La fede donata e la responsabilità di dare risposte credibili Le proposte dopo il Convegno delle equipe diocesane di catechesi
«A-tratti verso la formazione». È stato questo il titolo del percorso proposto dall’Ufficio catechistico nazionale, che si è tenuto dal 17 al 19 novembre a Roma, con l’obiettivo di sperimentare il lavoro d’equipe e riappropriarsi di consapevolezza e strumenti per l’educazione nella catechesi e al quale ha partecipato una significativa rappresentanza delle diocesi sarde: da Cagliari a Iglesias, da Oristano ad Alghero. Giorni intensi, belli, semplici, ricchi, profondi, occasione di riflessione e condivisione.

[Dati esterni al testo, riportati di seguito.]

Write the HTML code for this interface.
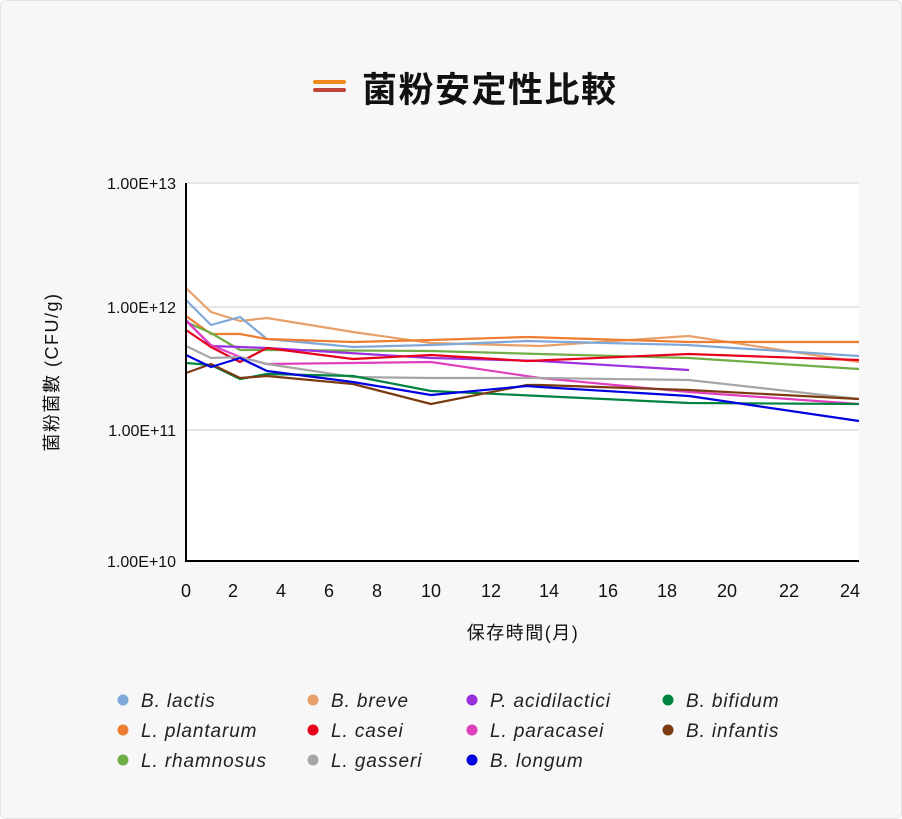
<!DOCTYPE html>
<html><head><meta charset="utf-8"><style>
body{margin:0;background:#fff;}
.card{position:absolute;left:0;top:0;width:900px;height:817px;background:#f7f7f7;border:1px solid #e4e4e4;border-radius:6px;font-family:"Liberation Sans","Noto Sans CJK JP",sans-serif;}
</style></head><body>
<div class="card"></div>
<svg width="902" height="819" style="position:absolute;left:0;top:0" font-family="Liberation Sans, Noto Sans CJK JP, sans-serif">
<rect x="313" y="80" width="33" height="4" rx="2" fill="#f08a1c"/>
<rect x="313" y="88" width="33" height="4" rx="2" fill="#c0443a"/>
<text x="362" y="102" font-size="35" font-weight="bold" letter-spacing="1.5" fill="#111">菌粉安定性比較</text>
<rect x="186" y="183" width="673" height="378" fill="#fff"/>
<g stroke="#dddddd" stroke-width="1.5">
<line x1="186" y1="183" x2="859" y2="183"/><line x1="186" y1="307" x2="859" y2="307"/><line x1="186" y1="430" x2="859" y2="430"/>
</g>
<g fill="none" stroke-width="2.2" stroke-linejoin="round">
<polyline stroke="#e8a06a" points="186,288 211,312 240,321 267,318 353,332 431,343 540,346 689,336 859,362"/>
<polyline stroke="#7fa8d8" points="186,300 211,325 240,317 267,339 353,347 431,345 527,341 687,345 859,356"/>
<polyline stroke="#ed7d31" points="186,316 211,334 240,334 267,339 353,342 431,340 527,337 689,342 859,342"/>
<polyline stroke="#70ad47" points="186,322 211,333 240,350 267,350 431,351 540,354 689,358 859,369"/>
<polyline stroke="#9b30e0" points="186,320 211,346 240,347 267,348 431,358 540,361 689,370"/>
<polyline stroke="#e8001c" points="186,330 211,347 240,362 267,348 353,359 431,355 527,361 689,354 859,360"/>
<polyline stroke="#e040c0" points="186,321 211,345 240,357 267,364 431,362 540,378 689,392 859,404"/>
<polyline stroke="#a6a6a6" points="186,346 211,358 240,357 267,364 353,377 431,378 540,378 689,380 859,399"/>
<polyline stroke="#00843f" points="186,363 211,365 240,379 267,374 353,376 431,391 540,396 689,403 859,404"/>
<polyline stroke="#7b3a10" points="186,373 211,364 240,378 267,376 353,384 431,404 527,385 540,385 689,390 859,399"/>
<polyline stroke="#0000e0" points="186,355 211,367 240,358 267,371 353,382 431,395 527,386 540,387 689,396 859,421"/>
</g>
<line x1="186" y1="183" x2="186" y2="562" stroke="#000" stroke-width="2"/>
<line x1="185" y1="561" x2="859" y2="561" stroke="#000" stroke-width="2"/>
<g font-size="16" fill="#111" text-anchor="end">
<text x="176" y="189">1.00E+13</text><text x="176" y="313">1.00E+12</text><text x="176" y="436">1.00E+11</text><text x="176" y="567">1.00E+10</text>
</g>
<g font-size="18" fill="#111" text-anchor="middle">
<text x="186" y="597">0</text><text x="233" y="597">2</text><text x="281" y="597">4</text><text x="329" y="597">6</text><text x="377" y="597">8</text><text x="431" y="597">10</text><text x="491" y="597">12</text><text x="549" y="597">14</text><text x="608" y="597">16</text><text x="667" y="597">18</text><text x="727" y="597">20</text><text x="789" y="597">22</text><text x="850" y="597">24</text>
</g>
<text x="523" y="639" font-size="18" letter-spacing="1.5" text-anchor="middle" fill="#111">保存時間(月)</text>
<text transform="translate(58,372) rotate(-90)" font-size="18" letter-spacing="1.5" text-anchor="middle" fill="#111">菌粉菌數 (CFU/g)</text>
<g font-size="19" font-style="italic" fill="#222" letter-spacing="0.9">
<circle cx="123" cy="700" r="5.5" fill="#7fa8d8"/><text x="141" y="707">B. lactis</text>
<circle cx="313" cy="700" r="5.5" fill="#e8a06a"/><text x="331" y="707">B. breve</text>
<circle cx="472" cy="700" r="5.5" fill="#9b30e0"/><text x="490" y="707">P. acidilactici</text>
<circle cx="668" cy="700" r="5.5" fill="#00843f"/><text x="686" y="707">B. bifidum</text>
<circle cx="123" cy="730" r="5.5" fill="#ed7d31"/><text x="141" y="737">L. plantarum</text>
<circle cx="313" cy="730" r="5.5" fill="#e8001c"/><text x="331" y="737">L. casei</text>
<circle cx="472" cy="730" r="5.5" fill="#e040c0"/><text x="490" y="737">L. paracasei</text>
<circle cx="668" cy="730" r="5.5" fill="#7b3a10"/><text x="686" y="737">B. infantis</text>
<circle cx="123" cy="760" r="5.5" fill="#70ad47"/><text x="141" y="767">L. rhamnosus</text>
<circle cx="313" cy="760" r="5.5" fill="#a6a6a6"/><text x="331" y="767">L. gasseri</text>
<circle cx="472" cy="760" r="5.5" fill="#0000e0"/><text x="490" y="767">B. longum</text>
</g>
</svg>
</body></html>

Ma cosa attraversa ogni azione formativa? Cinque passi accompagnati da parole chiave come catechesi, catecumenato, liturgia, accompagnamento, educazione, eucarestia, formazione, mistagogia, umanesimo, disabilità e molte altre, hanno portato i circa 200 partecipanti a delineare le caratteristiche salienti della formazione d’equipe in tutti i suoi aspetti. Partire dalle nostre storie per poi passare dall’Io al Noi, tracciare così quel filo d’oro che ci ha portati, nell’oggi, ad acquisire uno stile formativo personale che genera una idea di fede, di Chiesa, di catechesi, attualizzata nel mondo contemporaneo che altro non è che rispondere ad una chiamata: essere suoi discepoli.
Si delinea, in questo modo, un cammino quotidiano, concreto, che nasce dall’esigenza di sentirsi vivi, di comunicare, di andare, di accorgersi dell’altro che ci passa accanto, della sofferenza che lo accompagna, ma anche di guardare a Gesù, alla novità pedagogica che porta: non chiede di essere imitato, ma di essere seguito, di camminare con Lui nella stessa direzione.
Quale il bagaglio di questo percorso? Sono tutte quelle qualità umane e spirituali delle quali ciascuno di noi è portatore e che sono necessarie per tracciare il sentiero. Un cammino che conosce momenti di slancio ed entusiasmo, ma anche di stanchezza e disorientamento (la tempesta) ma è necessario avere sempre il coraggio di passare nell’altra riva, di contare sull’amore infinito di Dio e riconoscere in tutte le difficoltà che incontriamo un nuovo volto di Gesù.
Ripercorrere i tratti formativi e lasciarci sorprendere da tutto ciò che non avevamo più in mente e andare a educare consapevoli del fatto che questa è una delle arti più faticose che l’uomo conosca: «condurre l’uomo al suo bene». Per questo abbiamo la responsabilità di dare risposte che siano credibili e convincenti, di guardare all’altro con interesse consapevoli del fatto che l’educando sta sempre al centro. Il ruolo di tutte le persone coinvolte è quello di «aiutare ad apprendere» e «apprendere insieme» tenendo conto delle esigenze, potenzialità, fragilità, risorse del singolo e del territorio nel quale questo è inserito e certi sempre del fatto che nell’altro Dio ha messo un dono per noi.
Consapevolezza che la fede è data, non è un dato. E va dunque certamente ri-modulata, ri-pensata, ri-scoperta, ri-sognata, ri-centrata, ri-vissuta perché la vita continui a essere rigenerativa. Accompagnare quindi, concentrandosi su ciò che è più bello, più attraente, più necessario, rispettando i tempi di crescita delle persone che abbiamo affidate.